19. Official Language
(a) The official language of the Software and Agreement is English. All reports and written communications between the parties shall be in English.
20. Entire Agreement; Amendments
(a) This Agreement constitutes the entire, final, and complete agreement between the parties hereto relevant to the subject matter hereof. It supersedes and replaces all prior and contemporaneous agreements, promises, proposals, offers, understandings, representations, warranties, descriptions, promotional materials, and other communications whatsoever, whether written or oral, express or implied, relevant to the subject matter hereof, whether between the parties or their representatives or otherwise. Without limitation, the terms of this Agreement and the applicable Quote/Order shall supersede the terms of any Customer and/or user purchase order or other ordering document.
(a) Any provision of this Agreement may be waived only by a written instrument that expressly grants the waiver and is signed by a duly authorized representative of the granting party. Unless otherwise expressly provided in the waiver, it shall operate only as to the single instance giving rise to the waiver.
(a) If any provision in this Agreement shall be held by a court or arbitral tribunal of competent jurisdiction to be invalid, illegal, void, or unenforceable, the remainder of the Agreement shall remain in full force and effect and the offending provision shall remain in effect as far as possible in accordance with the intention of the parties. However, if the Agreement, as so reformed, substantially alters the basis of the bargain between the parties, it shall be deemed terminated.

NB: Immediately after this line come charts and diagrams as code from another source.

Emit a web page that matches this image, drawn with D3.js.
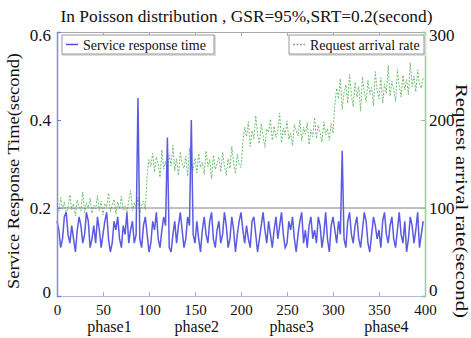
<!DOCTYPE html>
<html><head><meta charset="utf-8">
<script src="https://cdn.jsdelivr.net/npm/d3@7"></script>
<style>body{margin:0;background:#fff}svg{display:block}svg text{font-family:"Liberation Serif","Times New Roman","DejaVu Serif",serif}</style>
</head><body><svg id="c" width="471" height="338"></svg>
<script>
const title = "In Poisson distribution , GSR=95%,SRT=0.2(second)";
const xTicks = [0,50,100,150,200,250,300,350,400];
const leftTicks = [0,0.2,0.4,0.6];
const rightTicks = [0,100,200,300];
const phaseLabels = ["phase1","phase2","phase3","phase4"];
const phaseCenters = [57,152,255,358];
const srtThreshold = 0.2;
const sampleStep = 2;
const responseTime = [
0.17,0.15,0.11,0.13,0.18,0.19,0.14,0.12,0.16,0.13,0.10,0.15,0.18,0.16,0.12,0.14,0.19,0.17,0.11,0.13,
0.16,0.12,0.18,0.15,0.11,0.14,0.17,0.19,0.13,0.10,0.12,0.17,0.15,0.18,0.13,0.11,0.16,0.14,0.19,0.12,
0.15,0.17,0.12,0.14,0.45,0.13,0.11,0.16,0.18,0.14,0.10,0.12,0.17,0.15,0.19,0.13,0.11,0.15,0.18,0.16,
0.36,0.11,0.10,0.14,0.17,0.12,0.16,0.19,0.15,0.11,0.13,0.18,0.16,0.40,0.14,0.12,0.17,0.13,0.10,0.15,
0.18,0.14,0.12,0.17,0.19,0.13,0.11,0.15,0.17,0.12,0.14,0.19,0.16,0.11,0.13,0.18,0.15,0.10,0.14,0.17,
0.19,0.15,0.12,0.16,0.13,0.11,0.17,0.18,0.14,0.10,0.13,0.16,0.19,0.15,0.12,0.17,0.14,0.11,0.15,0.18,
0.13,0.16,0.19,0.14,0.11,0.12,0.17,0.15,0.18,0.13,0.10,0.14,0.17,0.19,0.12,0.15,0.11,0.16,0.18,0.13,
0.15,0.12,0.18,0.16,0.11,0.14,0.19,0.13,0.10,0.16,0.18,0.15,0.12,0.17,0.14,0.33,0.13,0.11,0.17,0.19,
0.14,0.12,0.16,0.18,0.13,0.11,0.15,0.19,0.17,0.12,0.10,0.14,0.18,0.16,0.13,0.15,0.11,0.17,0.19,0.14,
0.12,0.16,0.18,0.13,0.11,0.15,0.19,0.14,0.12,0.17,0.10,0.13,0.18,0.16,0.12,0.15,0.19,0.11,0.14,0.17];
const arrivalRate = [
104,96,112,99,107,93,101,115,98,105,91,109,102,97,118,95,106,100,111,94,
103,99,114,97,108,92,105,101,117,96,104,110,93,107,99,113,98,102,95,109,
120,97,106,100,112,94,103,108,98,
138,155,147,162,141,158,150,135,166,144,153,139,160,148,171,142,156,137,164,151,
145,159,136,168,149,143,157,140,162,146,152,138,165,147,155,133,160,144,150,158,
141,163,148,137,156,145,170,152,139,161,149,146,
175,192,181,198,170,188,179,205,184,173,196,182,169,190,186,201,177,193,180,187,
208,174,191,183,199,178,185,171,195,188,182,200,176,192,184,197,172,189,181,203,
179,194,186,175,198,183,190,177,196,185,
218,236,224,247,212,231,240,219,252,228,215,243,226,238,210,249,232,221,245,229,
237,216,255,233,224,248,219,241,230,262,227,244,235,221,258,239,226,251,234,246,
229,265,238,250,232,257,241,236,248];

const FONT = "Liberation Serif, Times New Roman, DejaVu Serif, serif";
const svg = d3.select("#c");
const m = {l:57, r:46, t:32, b:42};
const W = 471, H = 338;
const x = d3.scaleLinear().domain([0,400]).range([m.l, W-m.r]);
const yL = d3.scaleLinear().domain([0,0.6]).range([H-m.b, m.t]);
const yR = d3.scaleLinear().domain([0,300]).range([H-m.b, m.t]);

// arrival rate (green dotted)
const lineR = d3.line().x((d,i)=>x(i*sampleStep)).y(d=>yR(d));
svg.append("path").datum(arrivalRate).attr("d",lineR).attr("fill","none")
  .attr("stroke","#6cbf6c").attr("stroke-width",1).attr("stroke-dasharray","2,1.5");

// response time (blue)
const lineL = d3.line().x((d,i)=>x(i*sampleStep)).y(d=>yL(d));
svg.append("path").datum(responseTime).attr("d",lineL).attr("fill","none")
  .attr("stroke","#4848e0").attr("stroke-width",1.5).attr("stroke-opacity",0.9);

// threshold line
svg.append("line").attr("x1",x(0)).attr("x2",x(400)).attr("y1",yL(srtThreshold)).attr("y2",yL(srtThreshold))
  .attr("stroke","#808080").attr("stroke-width",1);

// axes (ticks inward)
const axB = svg.append("g").attr("transform",`translate(0,${H-m.b})`)
  .call(d3.axisBottom(x).tickValues(xTicks).tickSize(-4).tickPadding(8));
const axT = svg.append("g").attr("transform",`translate(0,${m.t})`)
  .call(d3.axisTop(x).tickValues(xTicks).tickSize(-4).tickFormat(""));
const axL = svg.append("g").attr("transform",`translate(${m.l},0)`)
  .call(d3.axisLeft(yL).tickValues(leftTicks).tickSize(-4).tickPadding(6).tickFormat(d=>d===0?"0":d3.format(".1f")(d)));
const axRt = svg.append("g").attr("transform",`translate(${W-m.r},0)`)
  .call(d3.axisRight(yR).tickValues(rightTicks).tickSize(-4).tickPadding(4));
[axB,axT,axL,axRt].forEach(g=>{
  g.attr("font-family",FONT).attr("font-size",17);
  g.selectAll("text").attr("fill","#111");
});
axB.attr("font-size",15);
axL.selectAll("text").attr("dy",(d)=>d===0?"0.1em":d===0.6?"0.5em":"0.32em");
axRt.selectAll("text").attr("dy",(d)=>d===0?"-0.02em":d===300?"0.5em":"0.32em");
axB.select(".domain").attr("stroke","#b8b8d8");
axT.select(".domain").attr("stroke","#a8a8a8");
axB.selectAll(".tick line").attr("stroke","#aaa");
axT.selectAll(".tick line").attr("stroke","#aaa");
axL.select(".domain").attr("stroke","#8a8ad8").attr("stroke-width",1.5);
axL.selectAll(".tick line").attr("stroke","#7a7ad8");
axRt.select(".domain").attr("stroke","#9ccc9c").attr("stroke-width",1.5);
axRt.selectAll(".tick line").attr("stroke","#8c8");

// phase labels
svg.append("g").selectAll("text").data(phaseLabels).join("text")
  .attr("x",(d,i)=>x(phaseCenters[i])).attr("y",332).attr("text-anchor","middle")
  .style("font-size","16px").attr("fill","#111").text(d=>d);

// title
svg.append("text").attr("x",246.5).attr("y",22).attr("text-anchor","middle")
  .style("font-size","17.5px").attr("fill","#111")
  .attr("textLength",372).attr("lengthAdjust","spacingAndGlyphs").text(title);

// axis titles
svg.append("text").attr("transform",`translate(19,${171}) rotate(-90)`).attr("text-anchor","middle")
  .style("font-size","17.5px").attr("fill","#111")
  .attr("textLength",236).attr("lengthAdjust","spacingAndGlyphs").text("Service Response Time(second)");
svg.append("text").attr("transform",`translate(456,${201}) rotate(90)`).attr("text-anchor","middle")
  .style("font-size","17px").attr("fill","#111")
  .attr("textLength",234).attr("lengthAdjust","spacingAndGlyphs").text("Request arrival rate(second)");

// legends
function legend(x0, y0, w, label, color, dash){
  const g = svg.append("g");
  g.append("rect").attr("x",x0+1).attr("y",y0+1).attr("width",w).attr("height",19).attr("fill","none").attr("stroke","#ddd").attr("stroke-width",2);
  g.append("rect").attr("x",x0).attr("y",y0).attr("width",w).attr("height",19).attr("fill","#fff").attr("stroke","#999");
  g.append("line").attr("x1",x0+4).attr("x2",x0+16).attr("y1",y0+9.5).attr("y2",y0+9.5)
    .attr("stroke",color).attr("stroke-width",1.4).attr("stroke-dasharray",dash);
  g.append("text").attr("x",x0+21).attr("y",y0+15).style("font-size","14px").attr("fill","#111").text(label);
}
legend(62,35,152,"Service response time","#4848e0",null);
legend(289,35,135,"Request arrival rate","#8a8","2,1.5");
</script></body></html>
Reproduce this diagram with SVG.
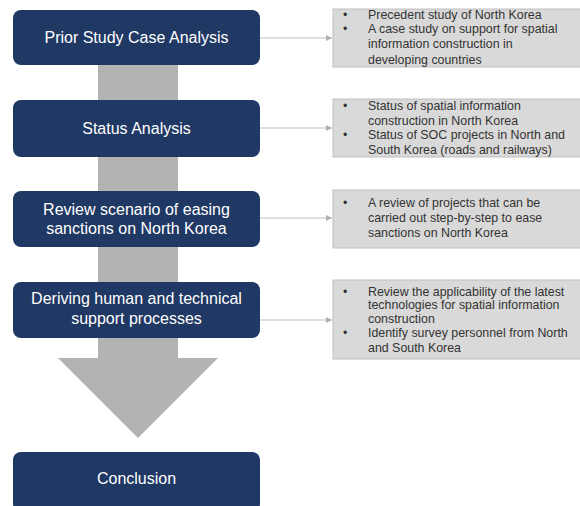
<svg xmlns="http://www.w3.org/2000/svg" width="580" height="506" viewBox="0 0 580 506">
<style>
.step{fill:#1f3864;}
.st{font-family:"Liberation Sans",Arial,sans-serif;font-size:16px;fill:#ffffff;text-anchor:middle;}
.note{fill:#d9d9d9;stroke:#bfbfbf;stroke-width:1;}
.nt{font-family:"Liberation Sans",Arial,sans-serif;font-size:12.4px;fill:#333333;}
.conn{stroke:#c0c0c0;stroke-width:1.2;fill:none;marker-end:url(#ah);}
</style>
<defs>
<marker id="ah" viewBox="0 0 6 6" refX="6" refY="3" markerWidth="6" markerHeight="6" markerUnits="userSpaceOnUse" orient="auto">
<path d="M0,0 L6,3 L0,6 Z" fill="#b0b0b0"/>
</marker>
</defs>
<rect width="580" height="506" fill="#ffffff"/>
<g id="flow-arrow">
<polygon points="98,60 178,60 178,358 218,358 138,438 58,358 98,358" fill="#b3b3b3"/>
</g>
<g id="connectors">
<line class="conn" x1="260" y1="38" x2="332" y2="38"/>
<line class="conn" x1="260" y1="128" x2="332" y2="128"/>
<line class="conn" x1="260" y1="218" x2="332" y2="218"/>
<line class="conn" x1="260" y1="320" x2="332" y2="320"/>
</g>
<g id="step1"><rect class="step" x="13" y="10" width="247" height="55" rx="8"/><text class="st" x="136.5" y="43">Prior Study Case Analysis</text></g>
<g id="step2"><rect class="step" x="13" y="100" width="247" height="57" rx="8"/><text class="st" x="136.5" y="134">Status Analysis</text></g>
<g id="step3"><rect class="step" x="13" y="191" width="247" height="56" rx="8"/><text class="st" x="136.5" y="215">Review scenario of easing</text><text class="st" x="136.5" y="234">sanctions on North Korea</text></g>
<g id="step4"><rect class="step" x="13" y="282" width="247" height="56" rx="8"/><text class="st" x="136.5" y="304">Deriving human and technical</text><text class="st" x="136.5" y="324">support processes</text></g>
<g id="step5"><rect class="step" x="13" y="452" width="247" height="60" rx="8"/><text class="st" x="136.5" y="484">Conclusion</text></g>
<g id="note1"><rect class="note" x="333" y="9" width="250" height="58"/>
<text class="nt" x="343" y="19">•</text><text class="nt" x="368" y="19">Precedent study of North Korea</text>
<text class="nt" x="343" y="33">•</text><text class="nt" x="368" y="33">A case study on support for spatial</text>
<text class="nt" x="368" y="48">information construction in</text>
<text class="nt" x="368" y="64">developing countries</text></g>
<g id="note2"><rect class="note" x="333" y="99" width="250" height="58"/>
<text class="nt" x="343" y="110">•</text><text class="nt" x="368" y="110">Status of spatial information</text>
<text class="nt" x="368" y="125">construction in North Korea</text>
<text class="nt" x="343" y="139">•</text><text class="nt" x="368" y="139">Status of SOC projects in North and</text>
<text class="nt" x="368" y="154">South Korea (roads and railways)</text></g>
<g id="note3"><rect class="note" x="333" y="190" width="250" height="58"/>
<text class="nt" x="343" y="207">•</text><text class="nt" x="368" y="207">A review of projects that can be</text>
<text class="nt" x="368" y="222">carried out step-by-step to ease</text>
<text class="nt" x="368" y="237">sanctions on North Korea</text></g>
<g id="note4"><rect class="note" x="333" y="280" width="250" height="79"/>
<text class="nt" x="343" y="296">•</text><text class="nt" x="368" y="296">Review the applicability of the latest</text>
<text class="nt" x="368" y="309">technologies for spatial information</text>
<text class="nt" x="368" y="323">construction</text>
<text class="nt" x="343" y="337">•</text><text class="nt" x="368" y="337">Identify survey personnel from North</text>
<text class="nt" x="368" y="352">and South Korea</text></g>
</svg>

(a) Subscriber may not assign this Agreement, in whole or in part to any third party without the prior written consent of Anaqua; provided, however, Subscriber may assign this Agreement to an entity that acquires all or substantially all of Subscriber’s assets (by merger, asset acquisition, or otherwise) upon written notice to Anaqua. Notwithstanding the foregoing, Anaqua retains the right to prohibit any assignment to a direct competitor of Anaqua.